Other relics survive accidentally, escaping annihilation without being noticed much, so the when we spy them, we nod in satisfaction that the prevailing powers haven’t taken them yet, as when we see the flash of a barely legible “PRR” on a rusting gondola while driving past a train yard.

The MG, for “Middle Grade,” Switch Tower along the mainline tracks about 2 miles west of the Horseshoe Curve is that kind of relic — but it’s destined to soon be gone.

“We have put the demolition out to bid and are awaiting responses,” Norfolk Southern spokesman Jeff DeGraff said in an email, after the Mirror was alerted to a post on a rail-themed Facebook page. “Depending on the costs submitted, we will evaluate how we move forward.”

The decision to demolish “is based on safety concerns of having and needing to secure unused and deteriorating buildings,” DeGraff wrote.

The company hasn’t received any comments or feedback on the demolition proposal, he added.

Local railroad aficionados, however, have thoughts about the impending demolition.

“It’s unfortunate,” said Jared Frederick, a history instructor at Penn State Altoona.

But it’s hardly surprising, as switch towers are “dinosaurs of the railroad industry,” said Dave Seidel, founding member of the Horseshoe Curve Chapter of the National Railway Historical Society.

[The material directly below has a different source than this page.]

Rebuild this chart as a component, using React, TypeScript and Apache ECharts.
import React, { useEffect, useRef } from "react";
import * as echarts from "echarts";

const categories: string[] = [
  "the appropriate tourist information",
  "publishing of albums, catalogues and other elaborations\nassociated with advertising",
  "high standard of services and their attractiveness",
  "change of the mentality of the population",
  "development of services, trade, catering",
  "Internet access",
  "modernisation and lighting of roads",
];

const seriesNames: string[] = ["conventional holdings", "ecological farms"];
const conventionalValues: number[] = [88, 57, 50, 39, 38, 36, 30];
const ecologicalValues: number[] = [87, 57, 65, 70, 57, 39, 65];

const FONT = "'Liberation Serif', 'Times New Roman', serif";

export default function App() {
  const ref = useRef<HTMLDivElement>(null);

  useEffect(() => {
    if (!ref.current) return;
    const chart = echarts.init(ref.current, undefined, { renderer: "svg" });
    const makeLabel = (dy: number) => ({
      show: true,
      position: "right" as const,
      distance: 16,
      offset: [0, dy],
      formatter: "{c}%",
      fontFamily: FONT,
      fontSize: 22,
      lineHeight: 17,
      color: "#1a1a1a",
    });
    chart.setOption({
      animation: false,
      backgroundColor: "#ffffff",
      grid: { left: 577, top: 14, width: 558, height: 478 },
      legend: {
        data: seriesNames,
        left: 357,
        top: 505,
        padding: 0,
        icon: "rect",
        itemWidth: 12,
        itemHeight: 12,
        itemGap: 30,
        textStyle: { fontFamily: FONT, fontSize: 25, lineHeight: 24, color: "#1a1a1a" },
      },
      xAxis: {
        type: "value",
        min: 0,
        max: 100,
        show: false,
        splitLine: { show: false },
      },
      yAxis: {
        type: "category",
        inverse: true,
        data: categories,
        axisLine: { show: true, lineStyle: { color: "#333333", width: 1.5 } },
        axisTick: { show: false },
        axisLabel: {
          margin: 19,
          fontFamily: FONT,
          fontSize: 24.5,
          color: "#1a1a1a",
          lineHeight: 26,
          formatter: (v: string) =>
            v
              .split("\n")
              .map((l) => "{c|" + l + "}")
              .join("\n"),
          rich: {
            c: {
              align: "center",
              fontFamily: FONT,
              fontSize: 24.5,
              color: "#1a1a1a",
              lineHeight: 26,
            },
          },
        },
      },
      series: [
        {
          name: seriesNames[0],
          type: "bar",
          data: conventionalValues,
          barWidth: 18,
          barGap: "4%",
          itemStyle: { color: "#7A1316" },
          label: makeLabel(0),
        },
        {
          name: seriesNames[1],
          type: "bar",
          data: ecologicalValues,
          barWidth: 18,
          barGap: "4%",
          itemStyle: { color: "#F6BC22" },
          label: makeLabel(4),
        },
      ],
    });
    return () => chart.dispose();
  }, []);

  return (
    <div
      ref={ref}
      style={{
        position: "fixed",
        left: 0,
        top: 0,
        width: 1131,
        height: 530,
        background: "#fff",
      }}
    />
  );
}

The Pennsylvania Railroad built the tower during World War II next to an “interlocking” to help handle heavy rail traffic swelled by wartime-material production and

troop travel, said Joe

DeFrancesco, executive director of the railroad museum.

Despite four parallel tracks, the lines were at capacity, and the railroad needed to eliminate holdups by switching trains, allowing faster ones and those with higher priority to get around slower ones and those with lower priority, DeFrancesco said.

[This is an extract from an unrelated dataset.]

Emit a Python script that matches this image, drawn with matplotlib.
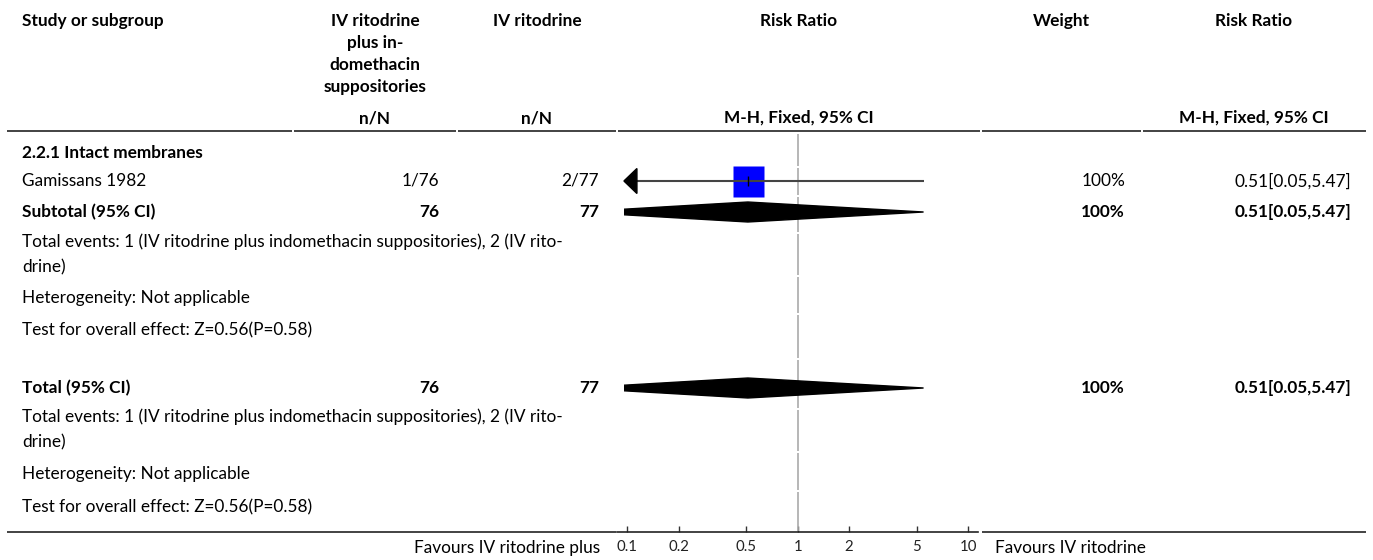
import numpy as np
import matplotlib
matplotlib.use("Agg")
import matplotlib.pyplot as plt
from matplotlib.patches import Rectangle, Polygon

plt.rcParams['font.family'] = ['Lato', 'DejaVu Sans']

# ---- data ----
study_names = ["Gamissans 1982"]
events_trt = [1]
n_trt = [76]
events_ctl = [2]
n_ctl = [77]
study_rr = [0.51]
study_lo = [0.05]
study_hi = [5.47]
study_weight = [100]

sub_label = "Subtotal (95% CI)"
sub_n = (76, 77)
sub_rr, sub_lo, sub_hi = 0.51, 0.05, 5.47
sub_weight = 100

tot_label = "Total (95% CI)"
tot_n = (76, 77)
tot_rr, tot_lo, tot_hi = 0.51, 0.05, 5.47
tot_weight = 100

group_title = "2.2.1 Intact membranes"
foot_lines = [
    "Total events: 1 (IV ritodrine plus indomethacin suppositories), 2 (IV rito-\ndrine)",
    "Heterogeneity: Not applicable",
    "Test for overall effect: Z=0.56(P=0.58)",
]
tick_vals = [0.1, 0.2, 0.5, 1, 2, 5, 10]
tick_labels = ["0.1", "0.2", "0.5", "1", "2", "5", "10"]
fav_left = "Favours IV ritodrine plus"
fav_right = "Favours IV ritodrine"

# ---- layout (pixels) ----
W, H = 1373, 560
FS = 12.4
cols = [6, 293, 457, 617, 981, 1142, 1367]   # column boundaries
X_TEXT = 22
R1, R2, RW, RR = 439, 599, 1125, 1351       # right edges of value columns
C1, C2, CF, CW, CR = 375, 537, 799, 1061, 1254
Y_HEAD, Y_SUB, Y_LINE, Y_BOT = 21, 118, 131, 532
# row centres
y_group = 153
y_study = [181]
y_sub = 212
y_foot1 = [254.5, 298, 330]
y_tot = 388
y_foot2 = [429.5, 474, 507]

fig = plt.figure(figsize=(W / 100, H / 100), dpi=100)
bg = fig.add_axes([0, 0, 1, 1])
bg.set_xlim(0, W)
bg.set_ylim(H, 0)
bg.axis("off")


def t(x, y, s, ha="left", bold=False, **kw):
    bg.text(x, y, s, ha=ha, va="center", fontsize=kw.pop("fs", FS),
            fontweight="bold" if bold else "normal", color="black", **kw)


# header
t(X_TEXT, Y_HEAD, "Study or subgroup", bold=True)
bg.text(C1, Y_HEAD - 8, "IV ritodrine\nplus in-\ndomethacin\nsuppositories", ha="center",
        va="top", fontsize=FS, fontweight="bold", linespacing=1.45)
t(C2, Y_HEAD, "IV ritodrine", ha="center", bold=True)
t(CF, Y_HEAD, "Risk Ratio", ha="center", bold=True)
t(CW, Y_HEAD, "Weight", ha="center", bold=True)
t(CR, Y_HEAD, "Risk Ratio", ha="center", bold=True)
t(C1, Y_SUB, "n/N", ha="center", bold=True)
t(C2, Y_SUB, "n/N", ha="center", bold=True)
t(CF, Y_SUB, "M-H, Fixed, 95% CI", ha="center", bold=True)
t(CR, Y_SUB, "M-H, Fixed, 95% CI", ha="center", bold=True)

# separator lines (segmented per column)
for a, b in zip(cols[:-1], cols[1:]):
    bg.plot([a + 0.6, b - 0.6], [Y_LINE, Y_LINE], color="#222", lw=1.2, solid_capstyle="butt")
for a, b in [(cols[0], cols[3]), (cols[4], cols[6])]:
    bg.plot([a + 0.6, b - 0.6], [Y_BOT, Y_BOT], color="#222", lw=1.2, solid_capstyle="butt")

# group + study rows
t(X_TEXT, y_group, group_title, bold=True)
for i, name in enumerate(study_names):
    y = y_study[i]
    t(X_TEXT, y, name)
    t(R1, y, f"{events_trt[i]}/{n_trt[i]}", ha="right")
    t(R2, y, f"{events_ctl[i]}/{n_ctl[i]}", ha="right")
    t(RW, y, f"{study_weight[i]}%", ha="right")
    t(RR, y, f"{study_rr[i]:.2f}[{study_lo[i]:.2f},{study_hi[i]:.2f}]", ha="right")

for lab, yy, n, w, r, lo, hi in [(sub_label, y_sub, sub_n, sub_weight, sub_rr, sub_lo, sub_hi),
                                 (tot_label, y_tot, tot_n, tot_weight, tot_rr, tot_lo, tot_hi)]:
    t(X_TEXT, yy, lab, bold=True)
    t(R1, yy, str(n[0]), ha="right", bold=True)
    t(R2, yy, str(n[1]), ha="right", bold=True)
    t(RW, yy, f"{w}%", ha="right", bold=True)
    t(RR, yy, f"{r:.2f}[{lo:.2f},{hi:.2f}]", ha="right", bold=True)

for ys in (y_foot1, y_foot2):
    for s, yy in zip(foot_lines, ys):
        bg.text(X_TEXT, yy, s, ha="left", va="center", fontsize=FS, linespacing=1.65)

# ---- forest axis ----
AX_L, AX_R = 617, 978
ax = fig.add_axes([AX_L / W, (H - Y_BOT) / H, (AX_R - AX_L) / W, (Y_BOT - Y_LINE) / H])
ax.set_xscale("log")
ax.set_xlim(0.0871, 11.41)
ax.set_ylim(Y_BOT, Y_LINE)
ax.patch.set_visible(False)
for s in ("top", "left", "right"):
    ax.spines[s].set_visible(False)
ax.spines["bottom"].set_color("#222")
ax.spines["bottom"].set_linewidth(1.2)
ax.set_yticks([])
ax.xaxis.set_minor_locator(matplotlib.ticker.NullLocator())
ax.set_xticks(tick_vals)
ax.set_xticklabels(tick_labels)
ax.tick_params(axis="x", direction="in", length=4.5, width=1, color="#333",
               labelsize=10.8, labelcolor="#222", pad=5.5)

DEC = 170.5  # pixels per decade
CLIP_LO = 10 ** (-1 - 3.3 / DEC)
CLIP_HI = 11.41

# line of no effect, with small breaks between rows
rows = [y_group] + y_study + [y_sub] + y_foot1 + [y_tot] + y_foot2
edges = [Y_LINE + 2] + [(a + b) / 2 for a, b in zip(rows[:-1], rows[1:])] + [Y_BOT]
for a, b in zip(edges[:-1], edges[1:]):
    ax.plot([1, 1], [a + 1, b - 1], color="#aaa", lw=1.2, solid_capstyle="butt")

clip = Rectangle((CLIP_LO, Y_LINE), CLIP_HI - CLIP_LO, Y_BOT - Y_LINE, transform=ax.transData)

for i in range(len(study_names)):
    y = y_study[i]
    lo = max(study_lo[i], CLIP_LO)
    side = 31 * np.sqrt(study_weight[i] / 100)
    ax.plot(study_rr[i], y, marker="s", ms=side * 0.72, color="#0000ff", mec="none", zorder=3)
    ax.plot([lo, study_hi[i]], [y, y], color="#444", lw=1.5, zorder=4, solid_capstyle="butt")
    ax.plot(study_rr[i], y, marker="|", ms=7, mew=1, color="black", zorder=5)
    if study_lo[i] < CLIP_LO:
        base = CLIP_LO * 10 ** (13 / DEC)
        ax.add_patch(Polygon([(CLIP_LO, y), (base, y - 12.5), (base, y + 12.5)],
                             closed=True, color="black", zorder=5))

for yy, r, lo, hi in [(y_sub, sub_rr, sub_lo, sub_hi), (y_tot, tot_rr, tot_lo, tot_hi)]:
    d = Polygon([(lo, yy), (r, yy - 10), (hi, yy), (r, yy + 10)], closed=True,
                color="black", zorder=3)
    ax.add_patch(d)
    d.set_clip_path(clip)

bg.text(600, 548, fav_left, ha="right", va="center", fontsize=FS)
bg.text(995, 548, fav_right, ha="left", va="center", fontsize=FS)

fig.savefig("out.png", dpi=100)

The tower isn’t a feasible candidate for preservation because of its inaccessibility, a long way from a public road, according to DeFrancesco.

“It’s not a tourist attraction by any means,” Seidel said.

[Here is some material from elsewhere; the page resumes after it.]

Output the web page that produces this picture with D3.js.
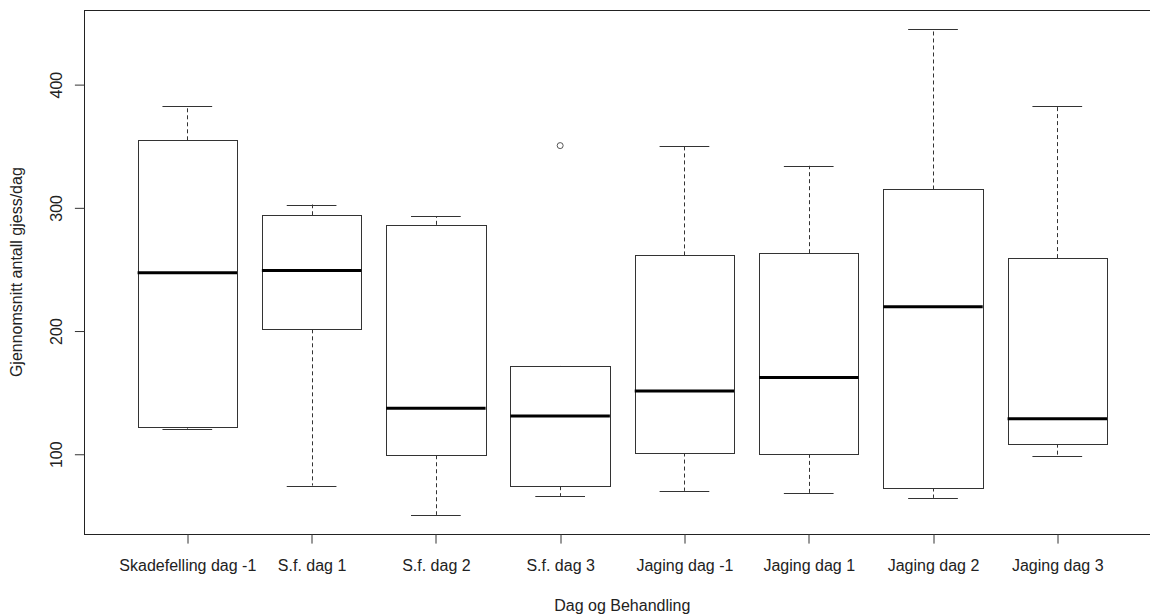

Moving the building would be difficult and expensive, DeFrancesco said.

The railroad could let the tower stand, with no need for maintenance, except “maybe to keep a roof on it,” Seidel said, when asked why the company couldn’t just refrain from demolition.

“But my opinion is based on nostalgia,” Seidel said. “(That) has no place in the (company’s) bottom line.”

It’s on NS property, and “it’s their right to do with it what they wish,” DeFrancesco said.

The tower is a “unique piece of industrial architecture,” soon to be another of the lost “remnants of the PRR’s massive imprint,” Frederick said.

Those losses began with the PRR’s merger with the New York Central Railroad to create the Penn Central in 1968, according to Seidel, who worked as a clerk, then in the classification yards of the PRR, beginning in 1965 and ending in 1968, following the merger.

“I’ll never forget standing on the bridge at 17th Street (in Juniata, a bridge that has since been demolished) and watching them cave the roof in at the East Altoona roundhouse,” Seidel said. Down below were store rooms with oaken file cabinets full of blueprints from the steam era that would be “invaluable today for historians,” Seidel said.

“Now, we’re 50 years down the road,” he said.

Former railroad museum board member Al DiCenso has seen MG Tower “a hundred times,” having ridden on the mainline in locomotives because of a contact he had with the railroad long ago. “It’s not your typical PRR interlocking tower,” DiCenso said.

In contrast to the slightly ornate MG Tower, the usual towers were of “rather spare” design, DiCenso said.

“I’m disappointed,” he said of the plans to raze. “But I don’t see any practical means of saving it.”

“You preserve what you can preserve,” DeFrancesco said. “Some things are beyond reach.”